* Begin Records supplied *
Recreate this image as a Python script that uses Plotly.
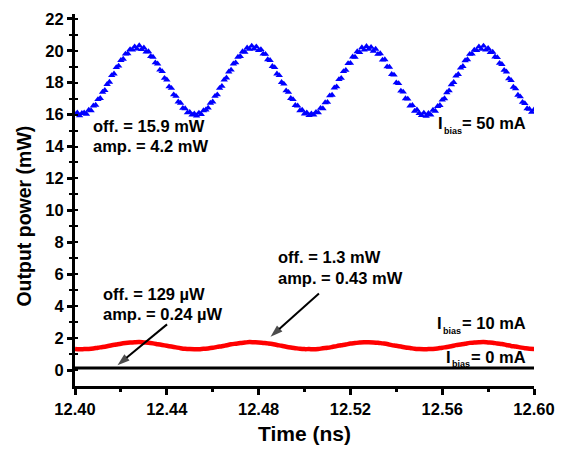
import plotly.graph_objects as go

# ---- data ----
blue_t0, blue_dt = 12.400, 0.001
blue_vals = [
    16.02, 16.11, 15.93, 16.08, 16.12, 16.03, 16.28, 16.25, 16.55, 16.60, 16.95, 17.02, 17.41, 17.52, 17.90, 18.04, 18.45, 18.55, 18.95, 19.05, 19.40, 19.48, 19.80, 19.82, 20.08, 20.05, 20.25, 20.12, 20.32, 20.08, 20.18, 19.93, 19.95, 19.65, 19.60, 19.25, 19.18, 18.80, 18.70, 18.28, 18.18, 17.75, 17.65, 17.25, 17.15, 16.80, 16.72, 16.40, 16.38, 16.12,
    16.15, 15.98, 16.05, 15.92, 16.10, 16.02, 16.25, 16.30, 16.42, 16.72, 16.80, 17.15, 17.25, 17.65, 17.78, 18.18, 18.30, 18.68, 18.80, 19.18, 19.25, 19.60, 19.65, 19.95, 19.92, 20.18, 20.10, 20.30, 20.12, 20.25, 20.02, 20.08, 19.80, 19.78, 19.45, 19.40, 19.02, 18.95, 18.55, 18.45, 18.02, 17.92, 17.50, 17.40, 17.02, 16.95, 16.58, 16.55, 16.25, 16.28,
    16.05, 16.12, 15.95, 16.06, 15.98, 16.15, 16.12, 16.40, 16.38, 16.75, 16.78, 17.18, 17.22, 17.68, 17.75, 18.20, 18.28, 18.70, 18.78, 19.20, 19.22, 19.62, 19.60, 19.95, 19.90, 20.20, 20.05, 20.28, 20.10, 20.22, 19.98, 20.10, 19.78, 19.82, 19.42, 19.45, 19.00, 18.98, 18.52, 18.48, 18.00, 17.95, 17.48, 17.42, 17.00, 16.98, 16.55, 16.58, 16.22, 16.30,
    16.08, 15.95, 16.10, 15.90, 16.08, 15.98, 16.28, 16.22, 16.52, 16.58, 16.92, 17.00, 17.38, 17.50, 17.88, 18.02, 18.42, 18.52, 18.92, 19.02, 19.38, 19.45, 19.78, 19.80, 20.05, 20.02, 20.25, 20.10, 20.30, 20.05, 20.15, 19.90, 19.92, 19.62, 19.58, 19.22, 19.15, 18.78, 18.68, 18.25, 18.15, 17.72, 17.62, 17.22, 17.12, 16.78, 16.70, 16.38, 16.35, 16.15, 16.30,
]
red_t0, red_dt = 12.400, 0.002
red_vals = [
    1.32, 1.30, 1.31, 1.32, 1.35, 1.40, 1.44, 1.49, 1.55, 1.60, 1.65, 1.69, 1.72, 1.74, 1.75, 1.73, 1.71, 1.67, 1.62, 1.57, 1.52, 1.47, 1.42, 1.37, 1.33,
    1.31, 1.30, 1.30, 1.33, 1.35, 1.39, 1.45, 1.49, 1.55, 1.61, 1.65, 1.69, 1.72, 1.75, 1.74, 1.73, 1.70, 1.67, 1.63, 1.57, 1.52, 1.46, 1.41, 1.37, 1.33,
    1.31, 1.31, 1.30, 1.32, 1.36, 1.39, 1.44, 1.50, 1.55, 1.60, 1.66, 1.69, 1.72, 1.74, 1.74, 1.73, 1.71, 1.67, 1.63, 1.56, 1.52, 1.47, 1.41, 1.38, 1.33,
    1.31, 1.30, 1.31, 1.32, 1.35, 1.40, 1.44, 1.49, 1.56, 1.60, 1.65, 1.70, 1.72, 1.74, 1.75, 1.73, 1.71, 1.66, 1.63, 1.57, 1.51, 1.47, 1.42, 1.37, 1.33,
    1.32,
]
black_t = [12.400, 12.450, 12.500, 12.550, 12.600]
black_vals = [0.129, 0.129, 0.129, 0.129, 0.129]

# arrows: [tail, head] in data units
arrow1_t = [12.4401, 12.4185]
arrow1_v = [2.86, 0.30]
arrow2_t = [12.5063, 12.4852]
arrow2_v = [4.79, 2.08]

# bias labels: (I left, sub left, main y, sub y, value text)
bias_labels = [
    (12.5577, 12.5603, 15.45, 14.95, "= 50 mA"),
    (12.5573, 12.5599, 2.94, 2.46, "= 10 mA"),
    (12.5612, 12.5638, 0.81, 0.35, "= 0 mA"),
]

blue_t = [round(blue_t0 + i * blue_dt, 4) for i in range(len(blue_vals))]
red_t = [round(red_t0 + i * red_dt, 4) for i in range(len(red_vals))]

x_ticks = [12.40, 12.44, 12.48, 12.52, 12.56, 12.60]
x_ticklabels = ["12.40", "12.44", "12.48", "12.52", "12.56", "12.60"]
y_ticks = list(range(0, 23, 2))

FONT = "Liberation Sans, Arial, sans-serif"
FS = 16.5
Y_RANGE = [-1.0, 22.3]

fig = go.Figure()
fig.add_trace(go.Scatter(x=black_t, y=black_vals, mode="lines",
                         line=dict(color="black", width=3), showlegend=False))
fig.add_trace(go.Scatter(x=red_t, y=red_vals, mode="lines",
                         line=dict(color="#ff0000", width=4.5, shape="spline"), showlegend=False))
fig.add_trace(go.Scatter(x=blue_t, y=blue_vals, mode="markers",
                         marker=dict(symbol="triangle-up", size=6.5, color="#0000ff", line=dict(width=0)),
                         showlegend=False))
for at, av in ((arrow1_t, arrow1_v), (arrow2_t, arrow2_v)):
    fig.add_trace(go.Scatter(x=at, y=av, mode="lines+markers",
                             line=dict(color="black", width=2),
                             marker=dict(symbol=["circle", "arrow"], size=[0, 13], color="black",
                                         angleref="previous", line=dict(width=0)),
                             showlegend=False, hoverinfo="skip"))
# invisible trace on the secondary y axis so its inner ticks are drawn
fig.add_trace(go.Scatter(x=[12.40], y=[0], yaxis="y2", mode="markers",
                         marker=dict(size=0, opacity=0), showlegend=False, hoverinfo="skip"))

def txt(x, y, s, anchor="left", size=FS):
    fig.add_annotation(x=x, y=y, xref="x", yref="y", text=s, showarrow=False,
                       xanchor=anchor, yanchor="middle", borderpad=0,
                       font=dict(family=FONT, size=size, color="black"))

txt(12.4074, 15.3, "<b>off. = 15.9 mW</b>")
txt(12.4074, 14.05, "<b>amp. = 4.2 mW</b>")
txt(12.4118, 4.78, "<b>off. = 129 µW</b>")
txt(12.4118, 3.54, "<b>amp. = 0.24 µW</b>")
txt(12.4880, 7.08, "<b>off. = 1.3 mW</b>")
txt(12.4880, 5.75, "<b>amp. = 0.43 mW</b>")
for i_left, sub_left, y_main, y_sub, val in bias_labels:
    txt(i_left, y_main, "<b>I</b>")
    txt(sub_left, y_sub, "<b>bias</b>", size=9)
    txt(12.5970, y_main, f"<b>{val}</b>", anchor="right")

# y-axis title placed as a rotated annotation
fig.add_annotation(x=-0.112, y=0.457, xref="paper", yref="paper", text="<b>Output power (mW)</b>",
                   textangle=-90, showarrow=False, xanchor="center", yanchor="middle",
                   font=dict(family=FONT, size=19.5, color="black"))

fig.update_layout(
    width=584, height=454,
    margin=dict(l=67, r=58, t=2, b=76),
    paper_bgcolor="white", plot_bgcolor="white",
    font=dict(family=FONT, size=FS, color="black"),
    showlegend=False,
    yaxis2=dict(overlaying="y", side="left", range=Y_RANGE, tickvals=list(range(0, 23)),
                ticks="inside", ticklen=3, tickwidth=2, tickcolor="black",
                showticklabels=False, showgrid=False, zeroline=False, showline=False),
)
fig.update_xaxes(
    range=[12.40, 12.60], tickvals=x_ticks, ticktext=[f"<b>{t}</b>" for t in x_ticklabels],
    showgrid=False, zeroline=False, showline=True, linecolor="black", linewidth=3,
    ticks="outside", ticklen=6, tickwidth=3, tickcolor="black",
    minor=dict(tickvals=[12.42, 12.46, 12.50, 12.54, 12.58], ticks="outside", ticklen=3, tickwidth=3, tickcolor="black"),
    tickfont=dict(family=FONT, size=FS),
    title=dict(text="<b>Time (ns)</b>", font=dict(family=FONT, size=21), standoff=10),
)
fig.layout.yaxis.update(
    range=Y_RANGE, tickvals=y_ticks, ticktext=[f"<b>{t}</b>" for t in y_ticks],
    showgrid=False, zeroline=False, showline=True, linecolor="black", linewidth=3,
    ticks="outside", ticklen=5, tickwidth=3, tickcolor="black", ticklabeloverflow="allow",
    minor=dict(tickvals=list(range(1, 23, 2)), ticks="outside", ticklen=3, tickwidth=2, tickcolor="black"),
    tickfont=dict(family=FONT, size=FS),
)

fig.write_html("out.html")
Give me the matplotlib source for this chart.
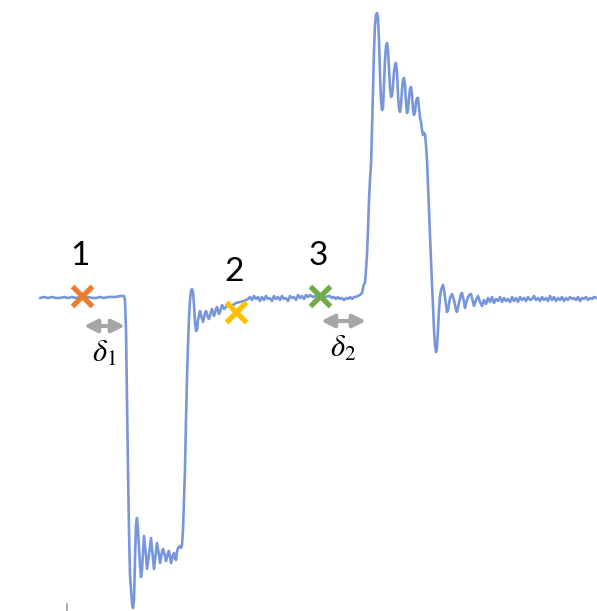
# Step response trace with sample points 1-3 and delays delta_1 / delta_2
import matplotlib.pyplot as plt

# trace (x, y in picture pixels, y grows downward)
trace_x = [40, 44, 48, 52, 56, 60, 64, 68, 72, 76, 80, 84, 88, 92, 96, 100, 104, 108, 112, 116, 120,
           122, 124, 125, 126, 127, 128, 129, 130, 132, 133, 134, 135, 136, 137, 138, 140, 141, 142,
           144, 146, 147, 149, 151, 153, 154, 156, 157, 159, 160, 162, 163, 165, 166, 168, 169, 170,
           171, 173, 174, 175, 176, 177, 178, 180, 181, 182, 183, 184, 185, 186, 187, 188, 189, 190,
           191, 192, 193, 194, 195, 196, 197, 198, 200, 201, 203, 205, 206, 208, 209, 211, 212, 213,
           214, 216, 217, 219, 220, 222, 224, 226, 228, 230, 233, 236, 240, 244, 248, 250, 252, 254,
           256, 258, 260, 262, 264, 266, 268, 270, 272, 274, 276, 278, 280, 282, 284, 286, 288, 290,
           292, 294, 296, 298, 300, 302, 304, 306, 308, 310, 313, 316, 320, 325, 330, 332, 334, 336,
           338, 340, 342, 344, 346, 348, 350, 352, 354, 356, 358, 360, 362, 363, 364, 365, 366, 367,
           368, 369, 370, 371, 372, 373, 374, 375, 376, 377, 378, 379, 380, 381, 382, 383, 384, 385,
           386, 387, 388, 389, 390, 391, 392, 393, 394, 395, 396, 397, 398, 399, 400, 401, 402, 403,
           404, 405, 406, 407, 408, 409, 410, 411, 412, 413, 414, 415, 416, 417, 418, 419, 420, 421,
           422, 423, 424, 425, 426, 427, 428, 429, 430, 431, 432, 433, 434, 435, 436, 437, 438, 439,
           440, 441, 443, 444, 446, 447, 448, 450, 452, 454, 456, 457, 459, 461, 462, 464, 465, 467,
           469, 471, 473, 474, 476, 478, 480, 482, 484, 486, 488, 490, 492, 494, 496, 498, 500, 502,
           504, 506, 508, 510, 512, 514, 516, 518, 520, 522, 524, 526, 528, 530, 532, 534, 536, 538,
           540, 542, 544, 546, 548, 550, 552, 554, 556, 558, 560, 562, 564, 566, 568, 570, 572, 574,
           576, 578, 580, 582, 584, 586, 588, 590, 592, 594, 597]
trace_y = [298, 297, 298, 297, 298, 298, 297, 298, 297, 298, 297, 298, 297, 298, 298, 297, 298, 297, 297, 297, 296,
           296, 296, 300, 330, 400, 470, 530, 575, 603, 608, 600, 560, 525, 518, 530, 565, 577, 570,
           536, 555, 569, 555, 538, 558, 569, 552, 543, 555, 563, 552, 549, 556, 561, 553, 551, 557,
           563, 555, 553, 558, 560, 552, 548, 546, 548, 545, 530, 500, 470, 420, 378, 345, 318, 300,
           291, 289, 292, 305, 322, 331, 330, 320, 311, 315, 322, 313, 311, 317, 319, 312, 309, 313,
           316, 309, 307, 314, 312, 305, 309, 307, 304, 306, 305, 303, 302, 301, 299, 297, 300, 296,
           299, 297, 301, 297, 300, 296, 299, 298, 301, 296, 299, 297, 300, 296, 299, 298, 301, 296,
           298, 297, 300, 295, 298, 296, 299, 295, 297, 295, 297, 296, 296, 297, 296, 298, 297, 299,
           297, 299, 298, 300, 298, 299, 297, 299, 297, 297, 296, 295, 293, 288, 284, 283, 270, 255,
           230, 200, 180, 165, 130, 90, 50, 25, 15, 13, 18, 40, 75, 100, 110, 108, 85, 60,
           46, 43, 50, 70, 88, 97, 96, 85, 72, 65, 63, 72, 95, 108, 112, 105, 90, 80,
           78, 85, 102, 113, 110, 98, 89, 87, 95, 110, 115, 112, 102, 98, 98, 108, 118, 122,
           130, 135, 133, 134, 145, 160, 185, 210, 235, 260, 285, 305, 330, 345, 352, 348, 330, 310,
           297, 290, 285, 290, 305, 312, 310, 298, 294, 300, 310, 312, 303, 294, 293, 302, 308, 300,
           295, 294, 302, 306, 300, 296, 302, 306, 300, 304, 298, 302, 297, 303, 299, 301, 297, 302,
           298, 301, 299, 302, 297, 301, 298, 302, 297, 300, 298, 301, 297, 300, 299, 296, 300, 298,
           301, 297, 300, 298, 301, 296, 300, 297, 301, 298, 300, 297, 301, 298, 300, 297, 299, 298,
           300, 297, 301, 298, 299, 297, 300, 298, 299, 297, 298]

# sample points
pt_labels = ['1', '2', '3']
pt_x = [82, 236, 320]
pt_y = [296, 312, 296]
pt_colors = ['#ED7D31', '#FFC000', '#70AD47']

# delay arrows: (x start, x end, y) and their labels
delays = [r'$\delta_1$', r'$\delta_2$']
delay_x0 = [84, 321]
delay_x1 = [125, 366]
delay_y = [326, 321]

plt.rcParams['mathtext.fontset'] = 'stix'

fig = plt.figure(figsize=(5.97, 6.11), dpi=100)
ax = fig.add_axes([0, 0, 1, 1])
ax.set_xlim(0, 597)
ax.set_ylim(611, 0)
ax.axis('off')

ax.plot(trace_x, trace_y, color='#7797DA', linewidth=1.9,
        solid_joinstyle='round', solid_capstyle='round')

for lab, x, y, c in zip(pt_labels, pt_x, pt_y, pt_colors):
    ax.plot(x, y, marker='x', color=c, markersize=15, markeredgewidth=3.8, zorder=5)
    ax.text(x - 2, y - 25, lab, fontsize=24, family='Lato', ha='center', va='bottom')

for lab, x0, x1, y in zip(delays, delay_x0, delay_x1, delay_y):
    ax.annotate('', xy=(x1, y), xytext=(x0, y),
                arrowprops=dict(arrowstyle='<|-|>', color='#A6A6A6', lw=3,
                                mutation_scale=19, shrinkA=0, shrinkB=0))
    ax.text((x0 + x1) / 2, y + 27, lab, fontsize=22, ha='center', va='center')

# small stray tick at the bottom edge
ax.plot([67, 67], [604, 611], color='#A0A0A0', linewidth=1.2)

fig.savefig('out.png', dpi=100)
* End Records supplied *
Written exercise: Beginning with the line above that contains "Give me the matplotlib source for this chart." and finishing with the line that contains "import matplotlib.pyplot as plt", print those lines exactly and only. Skip all pictures.

Solution to this task:
Give me the matplotlib source for this chart.
# Step response trace with sample points 1-3 and delays delta_1 / delta_2
import matplotlib.pyplot as plt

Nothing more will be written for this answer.